What is Jazz Fusion?
Jazz Fusion, or “Jazz Rock,” is a subgenre of Jazz developed in the late 1960s that blends traditional sounds of jazz with rock, funk, and R&B.
Jazz Fusion Characteristics
Jazz fusion incorporates traditional jazz instruments such as the trumpet, saxophone, however, Jazz Fusion is less likely to use a piano found in traditional jazz. Instead, Jazz fusion was influenced by the popular instruments and sounds of the time so one will hear more electric guitars, bass guitars and synthesizers. Jazz Fusion also incorporates improvisation, a skill used in many jazz subgenres. Similarly, Jazz fusion relies heavily on solos like many forms of jazz, but Jazz Fusion solos more resemble rock. Lastly, in contrast to traditional forms of jazz, Jazz Fusion is considered “groovy” because of the repeating rhythmic pattern created by the band, stemming from genres like funk and rock.

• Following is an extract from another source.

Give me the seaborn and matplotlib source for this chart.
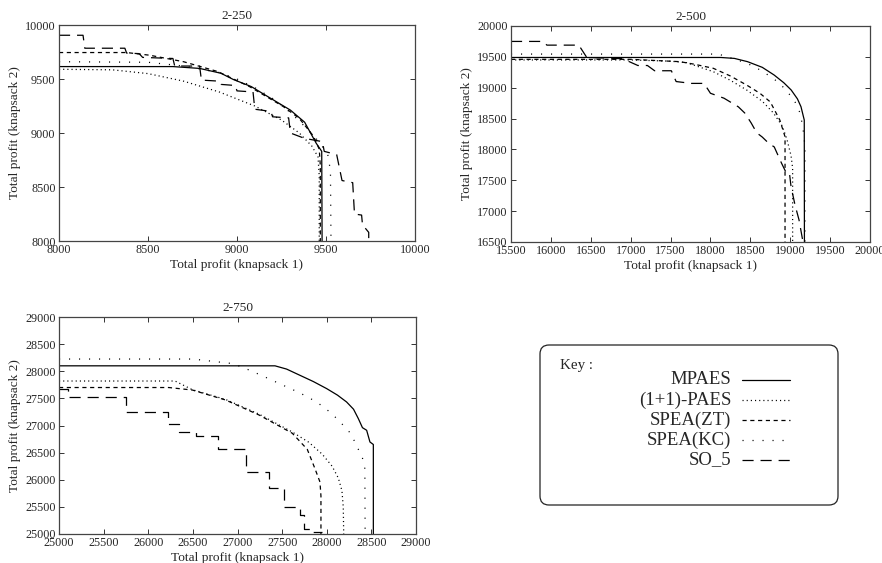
import matplotlib
matplotlib.use("Agg")
import matplotlib.pyplot as plt
import seaborn as sns
from matplotlib.lines import Line2D
from matplotlib.patches import FancyBboxPatch

# ---------------- data ----------------
series_names = ["MPAES", "(1+1)-PAES", "SPEA(ZT)", "SPEA(KC)", "SO_5"]
panel_titles = ["2-250", "2-500", "2-750"]

# 2-250
p250_mpaes_x = [8000, 8640, 8790, 8910, 8980, 9080, 9170, 9300, 9380, 9445, 9476, 9478]
p250_mpaes_y = [9615, 9615, 9598, 9553, 9495, 9430, 9340, 9212, 9100, 8905, 8830, 8000]
p250_paes_x = [8000, 8300, 8500, 8700, 8900, 9100, 9250, 9350, 9420, 9455, 9462, 9462]
p250_paes_y = [9590, 9585, 9550, 9480, 9380, 9250, 9120, 9000, 8880, 8780, 8600, 8000]
p250_zt_x = [8000, 8380, 8510, 8700, 8890, 9070, 9260, 9350, 9430, 9462, 9468, 9468]
p250_zt_y = [9745, 9745, 9720, 9660, 9570, 9430, 9245, 9135, 8970, 8850, 8700, 8000]
p250_kc_x = [8000, 8500, 8700, 8900, 9000, 9100, 9200, 9300, 9400, 9470, 9510, 9525, 9528]
p250_kc_y = [9660, 9655, 9620, 9560, 9500, 9420, 9320, 9190, 9030, 8900, 8800, 8650, 8000]
p250_so5_x = [8000, 8135, 8145, 8370, 8380, 8450, 8470, 8640, 8650, 8790, 8800, 8900, 8910,
              8990, 9000, 9090, 9100, 9190, 9200, 9290, 9300, 9380, 9480, 9490, 9560, 9590,
              9650, 9660, 9700, 9705, 9740, 9740]
p250_so5_y = [9905, 9905, 9785, 9785, 9740, 9735, 9700, 9690, 9620, 9620, 9490, 9480, 9450,
              9440, 9390, 9380, 9220, 9200, 9150, 9140, 9000, 8950, 8920, 8830, 8800, 8560,
              8540, 8250, 8240, 8150, 8080, 8000]

# 2-500
p500_mpaes_x = [15500, 18130, 18300, 18465, 18650, 18798, 18920, 19012, 19090, 19135, 19176, 19178]
p500_mpaes_y = [19490, 19490, 19475, 19422, 19330, 19206, 19080, 18963, 18820, 18692, 18476, 16500]
p500_paes_x = [15500, 17000, 17500, 17700, 18035, 18250, 18454, 18650, 18790, 18900, 18960, 19010, 19030, 19030]
p500_paes_y = [19450, 19450, 19430, 19406, 19260, 19120, 18963, 18780, 18590, 18380, 18158, 17900, 17700, 16500]
p500_zt_x = [15500, 17000, 17618, 17800, 18035, 18250, 18454, 18620, 18750, 18870, 18935, 18935]
p500_zt_y = [19460, 19460, 19422, 19380, 19315, 19190, 19043, 18910, 18770, 18475, 18205, 16500]
p500_kc_x = [15500, 18100, 18454, 18620, 18790, 18920, 19050, 19120, 19150, 19175, 19185, 19185]
p500_kc_y = [19545, 19545, 19400, 19290, 19150, 19000, 18800, 18600, 18420, 18200, 18000, 16500]
p500_so5_x = [15500, 15900, 15950, 16350, 16450, 16900, 17090, 17210, 17300, 17510, 17570, 17760,
              17920, 18000, 18170, 18350, 18430, 18510, 18580, 18650, 18730, 18800, 18890, 18950,
              18990, 19010, 19060, 19110, 19160]
p500_so5_y = [19750, 19750, 19690, 19690, 19490, 19470, 19360, 19360, 19275, 19275, 19100, 19070,
              19070, 18910, 18830, 18690, 18590, 18430, 18270, 18200, 18100, 18040, 17780, 17620,
              17620, 17400, 17100, 16860, 16500]

# 2-750
p750_mpaes_x = [25000, 27420, 27550, 27700, 27850, 27999, 28120, 28222, 28300, 28354, 28400, 28447, 28484, 28522, 28522]
p750_mpaes_y = [28100, 28100, 28040, 27925, 27810, 27680, 27560, 27434, 27300, 27127, 26960, 26912, 26696, 26650, 25000]
p750_paes_x = [25000, 26300, 26494, 26867, 27241, 27614, 27800, 27950, 28060, 28130, 28170, 28185, 28190]
p750_paes_y = [27820, 27820, 27660, 27480, 27210, 26880, 26690, 26470, 26250, 26030, 25800, 25500, 25000]
p750_zt_x = [25000, 26230, 26494, 26867, 27241, 27614, 27782, 27868, 27924, 27935, 27935]
p750_zt_y = [27700, 27700, 27654, 27470, 27194, 26857, 26560, 26204, 25959, 25700, 25000]
p750_kc_x = [25000, 26500, 26953, 27140, 27300, 27513, 27700, 27887, 28050, 28185, 28270, 28334, 28400, 28427, 28430]
p750_kc_y = [28225, 28225, 28140, 28016, 27900, 27740, 27600, 27434, 27230, 27004, 26850, 26630, 26400, 26204, 25000]
p750_so5_x = [25000, 25100, 25100, 25750, 25750, 26220, 26220, 26340, 26340, 26540, 26540, 26780,
              26780, 27100, 27100, 27350, 27350, 27520, 27520, 27700, 27700, 27740, 27740, 27850,
              27850, 27950]
p750_so5_y = [27680, 27680, 27520, 27520, 27240, 27240, 27030, 27030, 26880, 26880, 26800, 26800,
              26560, 26560, 26140, 26140, 25850, 25850, 25490, 25490, 25350, 25350, 25100, 25100,
              25030, 25030]

# axis ranges / ticks
p250_xticks = [8000, 8500, 9000, 9500, 10000]
p250_yticks = [8000, 8500, 9000, 9500, 10000]
p500_xticks = [15500, 16000, 16500, 17000, 17500, 18000, 18500, 19000, 19500, 20000]
p500_yticks = [16500, 17000, 17500, 18000, 18500, 19000, 19500, 20000]
p750_xticks = [25000, 25500, 26000, 26500, 27000, 27500, 28000, 28500, 29000]
p750_yticks = [25000, 25500, 26000, 26500, 27000, 27500, 28000, 28500, 29000]

# ---------------- style ----------------
sns.set_theme(style="ticks")
plt.rcParams["font.family"] = ["Liberation Serif", "DejaVu Serif"]
plt.rcParams["lines.scale_dashes"] = False
plt.rcParams["xtick.direction"] = "in"
plt.rcParams["ytick.direction"] = "in"
plt.rcParams["xtick.top"] = True
plt.rcParams["ytick.right"] = True

styles = {
    "MPAES": "-",
    "(1+1)-PAES": (0, (0.8, 2.2)),
    "SPEA(ZT)": (0, (3.0, 2.6)),
    "SPEA(KC)": (0, (0.8, 6.4)),
    "SO_5": (0, (8.0, 5.0)),
}
LW = 0.9

W, H = 882, 563
fig = plt.figure(figsize=(W / 100, H / 100), dpi=100)


def px_axes(l, t, r, b):
    return fig.add_axes([l / W, 1 - b / H, (r - l) / W, (b - t) / H])


ax1 = px_axes(59, 25, 415, 241)
ax2 = px_axes(511, 26, 870, 242)
ax3 = px_axes(59, 317, 416, 534)

panels = [
    (ax1, panel_titles[0], [(p250_mpaes_x, p250_mpaes_y), (p250_paes_x, p250_paes_y),
                            (p250_zt_x, p250_zt_y), (p250_kc_x, p250_kc_y), (p250_so5_x, p250_so5_y)],
     p250_xticks, p250_yticks),
    (ax2, panel_titles[1], [(p500_mpaes_x, p500_mpaes_y), (p500_paes_x, p500_paes_y),
                            (p500_zt_x, p500_zt_y), (p500_kc_x, p500_kc_y), (p500_so5_x, p500_so5_y)],
     p500_xticks, p500_yticks),
    (ax3, panel_titles[2], [(p750_mpaes_x, p750_mpaes_y), (p750_paes_x, p750_paes_y),
                            (p750_zt_x, p750_zt_y), (p750_kc_x, p750_kc_y), (p750_so5_x, p750_so5_y)],
     p750_xticks, p750_yticks),
]

for ax, title, data, xt, yt in panels:
    for name, (xs, ys) in zip(series_names, data):
        sns.lineplot(x=xs, y=ys, sort=False, estimator=None, ax=ax, color="black",
                     linewidth=LW, linestyle=styles[name])
    ax.set_xlim(xt[0], xt[-1])
    ax.set_ylim(yt[0], yt[-1])
    ax.set_xticks(xt)
    ax.set_yticks(yt)
    ax.tick_params(axis="both", which="major", labelsize=8.7, length=3.6, width=0.7,
                   color="#333333", pad=2.5)
    for s in ax.spines.values():
        s.set_linewidth(0.9)
        s.set_color("#444444")
    ax.set_title(title, fontsize=9.6, pad=4)
    ax.set_xlabel("Total profit (knapsack 1)", fontsize=9.6, labelpad=2)
    ax.set_ylabel("Total profit (knapsack 2)", fontsize=9.6, labelpad=3)

# ---------------- key box ----------------
box = FancyBboxPatch((540 / 100, (H - 505) / 100), 298 / 100, 160 / 100,
                     boxstyle="round,pad=0,rounding_size=0.09",
                     transform=fig.dpi_scale_trans, facecolor="white",
                     edgecolor="#222222", linewidth=0.9)
fig.add_artist(box)
fig.text(560 / W, 1 - 366 / H, "Key :", fontsize=10.8, ha="left", va="center")
row_y = [380, 400, 420, 440, 460]
for name, yy in zip(series_names, row_y):
    fig.text(731 / W, 1 - yy / H, name, fontsize=13.5, ha="right", va="center")
    fig.add_artist(Line2D([742 / W, 790 / W], [1 - yy / H, 1 - yy / H],
                          transform=fig.transFigure, color="black", linewidth=LW,
                          linestyle=styles[name]))

fig.savefig("out.png", dpi=100)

Miles Davis (left) and Herbie Hancock (right) had a lot to do with the popularization of Jazz Fusion. Miles Davis’s 1969 album, Bitches Brew, is cited as Davis’ second, but most popular Jazz Fusion pieces. This album blended Free Jazz with electronic keyboards, guitars, and various percussion instruments. Also, Davis played his guitar in a way that resembled the sound of an electric guitar. Although Miles Davis opened the door for fusion, his sideman, Herbie Hancock, greatly contributed to Fusion in his own right. Throughout the 70s, Hancock’s style of fusion became very popular. He seamlessly blended elements of jazz, funk, disco, and electronic music and made commercially successful music in a dying genre. His 1973 album “Head Hunters” is the highest acclaimed jazz fusion album.

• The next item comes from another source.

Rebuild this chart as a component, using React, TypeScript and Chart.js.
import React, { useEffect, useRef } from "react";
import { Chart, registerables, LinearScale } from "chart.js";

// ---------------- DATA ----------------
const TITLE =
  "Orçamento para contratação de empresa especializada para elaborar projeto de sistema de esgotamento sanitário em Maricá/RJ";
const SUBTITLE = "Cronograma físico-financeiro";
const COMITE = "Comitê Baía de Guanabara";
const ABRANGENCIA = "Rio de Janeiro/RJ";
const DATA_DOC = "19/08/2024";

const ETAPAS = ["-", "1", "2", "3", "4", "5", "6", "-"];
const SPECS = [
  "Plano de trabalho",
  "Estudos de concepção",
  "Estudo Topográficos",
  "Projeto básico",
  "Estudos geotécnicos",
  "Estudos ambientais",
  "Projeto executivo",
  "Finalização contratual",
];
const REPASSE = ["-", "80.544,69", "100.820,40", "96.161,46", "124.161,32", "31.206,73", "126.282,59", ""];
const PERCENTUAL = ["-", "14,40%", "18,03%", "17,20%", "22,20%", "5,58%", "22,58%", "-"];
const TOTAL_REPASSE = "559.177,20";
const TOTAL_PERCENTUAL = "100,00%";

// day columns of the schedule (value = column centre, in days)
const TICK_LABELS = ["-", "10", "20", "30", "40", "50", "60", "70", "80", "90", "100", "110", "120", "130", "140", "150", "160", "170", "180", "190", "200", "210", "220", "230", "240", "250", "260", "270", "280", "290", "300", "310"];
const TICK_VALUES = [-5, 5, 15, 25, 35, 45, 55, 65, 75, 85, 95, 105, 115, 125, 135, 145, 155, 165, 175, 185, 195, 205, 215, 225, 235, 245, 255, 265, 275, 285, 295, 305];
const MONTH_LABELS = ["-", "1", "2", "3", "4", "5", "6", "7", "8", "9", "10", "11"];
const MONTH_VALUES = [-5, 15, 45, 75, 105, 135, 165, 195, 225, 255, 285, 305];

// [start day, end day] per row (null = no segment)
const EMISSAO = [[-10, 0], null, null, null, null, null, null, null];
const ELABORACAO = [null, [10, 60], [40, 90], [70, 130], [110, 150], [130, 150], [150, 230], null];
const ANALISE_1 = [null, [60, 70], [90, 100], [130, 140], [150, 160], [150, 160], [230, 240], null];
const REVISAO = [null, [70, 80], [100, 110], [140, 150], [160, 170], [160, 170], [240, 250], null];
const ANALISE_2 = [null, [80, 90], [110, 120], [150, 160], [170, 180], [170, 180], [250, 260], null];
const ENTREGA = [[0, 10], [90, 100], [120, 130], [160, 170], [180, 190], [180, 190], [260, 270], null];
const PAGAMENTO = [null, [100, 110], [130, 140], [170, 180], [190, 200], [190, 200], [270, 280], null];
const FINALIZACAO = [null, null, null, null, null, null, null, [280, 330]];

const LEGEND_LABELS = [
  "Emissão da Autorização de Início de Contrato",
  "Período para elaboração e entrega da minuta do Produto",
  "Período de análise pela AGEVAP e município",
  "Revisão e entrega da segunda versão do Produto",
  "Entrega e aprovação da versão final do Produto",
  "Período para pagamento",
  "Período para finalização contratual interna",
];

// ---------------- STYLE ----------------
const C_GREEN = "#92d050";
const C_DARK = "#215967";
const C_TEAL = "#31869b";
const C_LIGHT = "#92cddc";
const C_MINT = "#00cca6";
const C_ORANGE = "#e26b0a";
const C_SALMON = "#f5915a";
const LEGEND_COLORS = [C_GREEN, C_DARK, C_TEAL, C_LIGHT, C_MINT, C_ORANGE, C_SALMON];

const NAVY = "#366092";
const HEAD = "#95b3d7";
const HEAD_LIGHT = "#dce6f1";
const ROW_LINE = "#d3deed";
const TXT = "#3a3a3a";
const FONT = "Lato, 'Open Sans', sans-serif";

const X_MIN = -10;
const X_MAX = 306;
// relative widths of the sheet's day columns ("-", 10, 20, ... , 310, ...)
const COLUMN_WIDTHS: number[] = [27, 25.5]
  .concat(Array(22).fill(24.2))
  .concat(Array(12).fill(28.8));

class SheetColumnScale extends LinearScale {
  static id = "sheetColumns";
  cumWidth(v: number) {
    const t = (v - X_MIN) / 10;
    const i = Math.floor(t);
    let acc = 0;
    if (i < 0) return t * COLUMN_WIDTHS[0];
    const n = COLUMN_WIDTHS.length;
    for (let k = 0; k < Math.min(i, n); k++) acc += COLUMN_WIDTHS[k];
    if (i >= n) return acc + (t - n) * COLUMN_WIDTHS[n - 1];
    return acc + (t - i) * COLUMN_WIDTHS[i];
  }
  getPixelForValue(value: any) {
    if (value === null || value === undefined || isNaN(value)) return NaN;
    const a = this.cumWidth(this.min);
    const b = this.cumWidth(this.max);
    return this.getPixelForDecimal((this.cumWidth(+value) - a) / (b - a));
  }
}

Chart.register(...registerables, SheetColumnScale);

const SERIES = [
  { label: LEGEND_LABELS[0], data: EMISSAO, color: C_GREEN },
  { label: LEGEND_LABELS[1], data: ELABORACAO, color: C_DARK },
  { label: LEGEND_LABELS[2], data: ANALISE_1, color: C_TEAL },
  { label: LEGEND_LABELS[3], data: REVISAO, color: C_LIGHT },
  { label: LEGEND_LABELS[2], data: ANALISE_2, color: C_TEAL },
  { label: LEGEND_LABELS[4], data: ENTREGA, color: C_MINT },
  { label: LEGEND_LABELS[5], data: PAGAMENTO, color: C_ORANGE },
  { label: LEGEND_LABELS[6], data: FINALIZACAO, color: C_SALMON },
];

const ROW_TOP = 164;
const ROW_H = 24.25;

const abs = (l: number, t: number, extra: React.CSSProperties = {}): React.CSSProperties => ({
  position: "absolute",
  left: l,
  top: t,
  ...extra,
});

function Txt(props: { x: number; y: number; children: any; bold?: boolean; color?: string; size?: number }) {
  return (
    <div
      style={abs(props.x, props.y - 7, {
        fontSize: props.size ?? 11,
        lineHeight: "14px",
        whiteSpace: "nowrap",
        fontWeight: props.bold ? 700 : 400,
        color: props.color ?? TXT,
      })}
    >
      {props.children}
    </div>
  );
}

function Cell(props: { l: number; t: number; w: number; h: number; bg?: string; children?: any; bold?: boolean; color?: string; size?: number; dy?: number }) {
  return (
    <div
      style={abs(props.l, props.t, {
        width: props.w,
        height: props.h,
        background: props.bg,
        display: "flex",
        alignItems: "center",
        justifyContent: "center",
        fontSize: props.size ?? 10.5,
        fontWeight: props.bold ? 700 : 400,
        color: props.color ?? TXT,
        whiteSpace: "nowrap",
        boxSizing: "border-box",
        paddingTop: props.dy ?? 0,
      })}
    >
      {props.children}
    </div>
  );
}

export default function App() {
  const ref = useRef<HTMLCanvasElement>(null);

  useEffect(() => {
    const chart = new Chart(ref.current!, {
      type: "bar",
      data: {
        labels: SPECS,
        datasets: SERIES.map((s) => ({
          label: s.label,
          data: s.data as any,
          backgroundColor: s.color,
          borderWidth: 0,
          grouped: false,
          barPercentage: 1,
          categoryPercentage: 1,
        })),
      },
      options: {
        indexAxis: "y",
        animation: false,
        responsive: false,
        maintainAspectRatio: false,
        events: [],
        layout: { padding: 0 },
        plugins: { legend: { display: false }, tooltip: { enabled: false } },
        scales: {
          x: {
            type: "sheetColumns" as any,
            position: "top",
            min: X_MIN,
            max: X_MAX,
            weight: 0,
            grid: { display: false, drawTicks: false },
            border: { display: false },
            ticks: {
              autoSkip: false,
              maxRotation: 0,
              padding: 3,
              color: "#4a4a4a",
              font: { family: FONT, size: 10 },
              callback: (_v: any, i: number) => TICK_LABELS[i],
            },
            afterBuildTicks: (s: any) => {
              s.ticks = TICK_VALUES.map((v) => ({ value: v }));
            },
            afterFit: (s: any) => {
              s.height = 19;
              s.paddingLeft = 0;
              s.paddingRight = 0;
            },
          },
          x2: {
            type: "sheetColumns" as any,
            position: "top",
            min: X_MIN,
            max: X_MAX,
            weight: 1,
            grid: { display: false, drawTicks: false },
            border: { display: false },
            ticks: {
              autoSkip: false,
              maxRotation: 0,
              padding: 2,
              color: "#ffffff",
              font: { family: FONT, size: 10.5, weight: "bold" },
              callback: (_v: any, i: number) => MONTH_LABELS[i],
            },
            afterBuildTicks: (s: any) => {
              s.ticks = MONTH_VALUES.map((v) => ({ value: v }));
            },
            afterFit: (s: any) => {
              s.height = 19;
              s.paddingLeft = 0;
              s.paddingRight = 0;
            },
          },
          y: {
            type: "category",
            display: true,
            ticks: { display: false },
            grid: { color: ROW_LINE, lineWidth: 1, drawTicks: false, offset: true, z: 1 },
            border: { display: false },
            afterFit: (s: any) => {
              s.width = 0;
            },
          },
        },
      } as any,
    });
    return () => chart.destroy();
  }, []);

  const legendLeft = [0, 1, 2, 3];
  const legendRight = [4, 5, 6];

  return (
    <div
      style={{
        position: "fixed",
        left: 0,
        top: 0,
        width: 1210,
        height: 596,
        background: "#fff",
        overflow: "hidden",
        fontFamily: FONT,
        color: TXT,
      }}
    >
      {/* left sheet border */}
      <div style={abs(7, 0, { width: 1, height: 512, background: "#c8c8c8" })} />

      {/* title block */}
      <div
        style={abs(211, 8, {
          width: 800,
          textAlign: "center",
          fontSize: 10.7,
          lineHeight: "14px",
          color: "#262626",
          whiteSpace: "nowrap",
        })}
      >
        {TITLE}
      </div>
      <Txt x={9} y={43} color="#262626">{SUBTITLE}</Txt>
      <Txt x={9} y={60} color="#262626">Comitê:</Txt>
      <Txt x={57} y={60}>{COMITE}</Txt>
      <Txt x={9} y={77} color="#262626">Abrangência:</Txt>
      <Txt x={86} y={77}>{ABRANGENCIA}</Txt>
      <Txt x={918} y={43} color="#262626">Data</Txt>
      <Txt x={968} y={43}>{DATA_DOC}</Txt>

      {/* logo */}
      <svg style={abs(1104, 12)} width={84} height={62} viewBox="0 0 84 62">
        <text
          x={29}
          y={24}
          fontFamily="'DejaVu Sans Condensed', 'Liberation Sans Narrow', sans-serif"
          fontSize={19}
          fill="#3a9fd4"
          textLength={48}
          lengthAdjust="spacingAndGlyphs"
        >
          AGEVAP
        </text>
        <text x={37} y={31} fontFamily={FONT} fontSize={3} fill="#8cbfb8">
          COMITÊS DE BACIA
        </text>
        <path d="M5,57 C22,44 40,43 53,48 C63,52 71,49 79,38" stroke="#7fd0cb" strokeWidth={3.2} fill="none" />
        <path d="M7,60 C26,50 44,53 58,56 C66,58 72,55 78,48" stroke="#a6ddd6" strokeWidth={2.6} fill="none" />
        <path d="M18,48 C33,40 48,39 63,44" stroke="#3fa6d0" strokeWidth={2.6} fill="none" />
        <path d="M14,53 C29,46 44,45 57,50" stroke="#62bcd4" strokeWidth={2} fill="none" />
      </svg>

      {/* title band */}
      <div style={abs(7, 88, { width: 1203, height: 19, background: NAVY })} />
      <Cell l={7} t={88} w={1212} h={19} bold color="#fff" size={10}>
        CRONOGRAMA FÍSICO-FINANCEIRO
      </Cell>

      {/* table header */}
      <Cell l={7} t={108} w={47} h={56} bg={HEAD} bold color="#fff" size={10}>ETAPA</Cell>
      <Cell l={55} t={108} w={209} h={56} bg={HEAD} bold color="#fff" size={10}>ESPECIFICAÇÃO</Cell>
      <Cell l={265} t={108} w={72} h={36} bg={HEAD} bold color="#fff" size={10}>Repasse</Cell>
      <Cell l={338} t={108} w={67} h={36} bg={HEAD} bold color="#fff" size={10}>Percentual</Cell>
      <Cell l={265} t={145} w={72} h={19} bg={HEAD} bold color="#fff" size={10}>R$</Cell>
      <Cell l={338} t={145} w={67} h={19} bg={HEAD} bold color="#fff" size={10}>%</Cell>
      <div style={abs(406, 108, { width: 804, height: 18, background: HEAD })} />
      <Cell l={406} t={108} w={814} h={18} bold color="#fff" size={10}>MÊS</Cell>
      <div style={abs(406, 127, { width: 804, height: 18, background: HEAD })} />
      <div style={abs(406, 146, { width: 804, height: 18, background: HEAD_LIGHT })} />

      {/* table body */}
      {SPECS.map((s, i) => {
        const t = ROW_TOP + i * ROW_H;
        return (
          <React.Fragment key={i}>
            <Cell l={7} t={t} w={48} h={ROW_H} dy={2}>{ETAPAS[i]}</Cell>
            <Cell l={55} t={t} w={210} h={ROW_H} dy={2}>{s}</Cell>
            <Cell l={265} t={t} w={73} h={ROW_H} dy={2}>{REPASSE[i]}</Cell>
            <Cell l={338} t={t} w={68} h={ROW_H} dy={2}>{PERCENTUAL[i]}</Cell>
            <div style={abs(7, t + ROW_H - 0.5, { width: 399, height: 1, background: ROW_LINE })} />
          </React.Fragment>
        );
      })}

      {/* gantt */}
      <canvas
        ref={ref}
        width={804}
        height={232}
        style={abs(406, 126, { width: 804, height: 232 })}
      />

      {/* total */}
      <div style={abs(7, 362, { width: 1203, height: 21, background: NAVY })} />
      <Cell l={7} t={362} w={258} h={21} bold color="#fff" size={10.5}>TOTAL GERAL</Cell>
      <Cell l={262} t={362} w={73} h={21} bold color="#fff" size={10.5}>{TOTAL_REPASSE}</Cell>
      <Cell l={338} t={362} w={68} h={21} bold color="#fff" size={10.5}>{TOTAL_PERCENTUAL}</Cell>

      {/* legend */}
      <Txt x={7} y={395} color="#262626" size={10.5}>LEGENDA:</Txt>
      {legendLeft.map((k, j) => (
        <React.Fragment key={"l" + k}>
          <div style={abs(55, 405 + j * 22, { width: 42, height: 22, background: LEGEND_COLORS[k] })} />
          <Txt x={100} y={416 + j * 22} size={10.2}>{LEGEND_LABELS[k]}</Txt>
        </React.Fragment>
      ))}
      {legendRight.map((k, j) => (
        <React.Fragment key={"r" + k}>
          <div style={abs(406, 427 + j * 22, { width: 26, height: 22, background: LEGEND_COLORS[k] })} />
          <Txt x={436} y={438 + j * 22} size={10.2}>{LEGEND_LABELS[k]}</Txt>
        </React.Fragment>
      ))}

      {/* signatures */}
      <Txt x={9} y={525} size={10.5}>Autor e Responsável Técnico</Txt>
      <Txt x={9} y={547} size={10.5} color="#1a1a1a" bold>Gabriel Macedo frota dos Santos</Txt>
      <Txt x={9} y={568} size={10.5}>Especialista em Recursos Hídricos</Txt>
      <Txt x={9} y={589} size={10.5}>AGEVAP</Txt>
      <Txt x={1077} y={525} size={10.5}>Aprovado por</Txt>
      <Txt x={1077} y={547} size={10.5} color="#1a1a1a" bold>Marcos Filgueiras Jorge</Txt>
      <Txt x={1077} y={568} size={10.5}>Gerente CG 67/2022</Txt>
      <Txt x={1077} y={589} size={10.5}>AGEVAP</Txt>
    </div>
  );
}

Genres Influenced by Fusion
Although Jazz Fusion was inspired by other genres, it also influenced several genres including:
– Rock (1970s)
– Progressive Metal (1990s)
Jazz Fusion and the Black Intellectual
Jazz Fusion can be related to Black intellectualism and Black excellence. In the 1960s, Jazz was considered a dying genre by music critics. It was being overshadowed by newer genres such as Rock. However, Black musicians such as Miles Davis and Herbie Hancock found a way to capitalize off of new and commercially successful genres like funk and rock by pioneering fusion. This evidently worked because Miles Davis’ Bitches Brew sold over 400,000 copies, making it his most successful album. Also, the popularization of fusion not only revived a genre that was losing steam, but it also in a way reclaimed rock, a black genre that has been appropriated by white artists Lastly, fusion is an extremely difficult genre to master due to the artists needing to be able to cohesively blend multiple genres that typically would not blend. Black artists’ pioneering and mastering of a such a difficult genre demonstrates brilliant talent and Black excellence.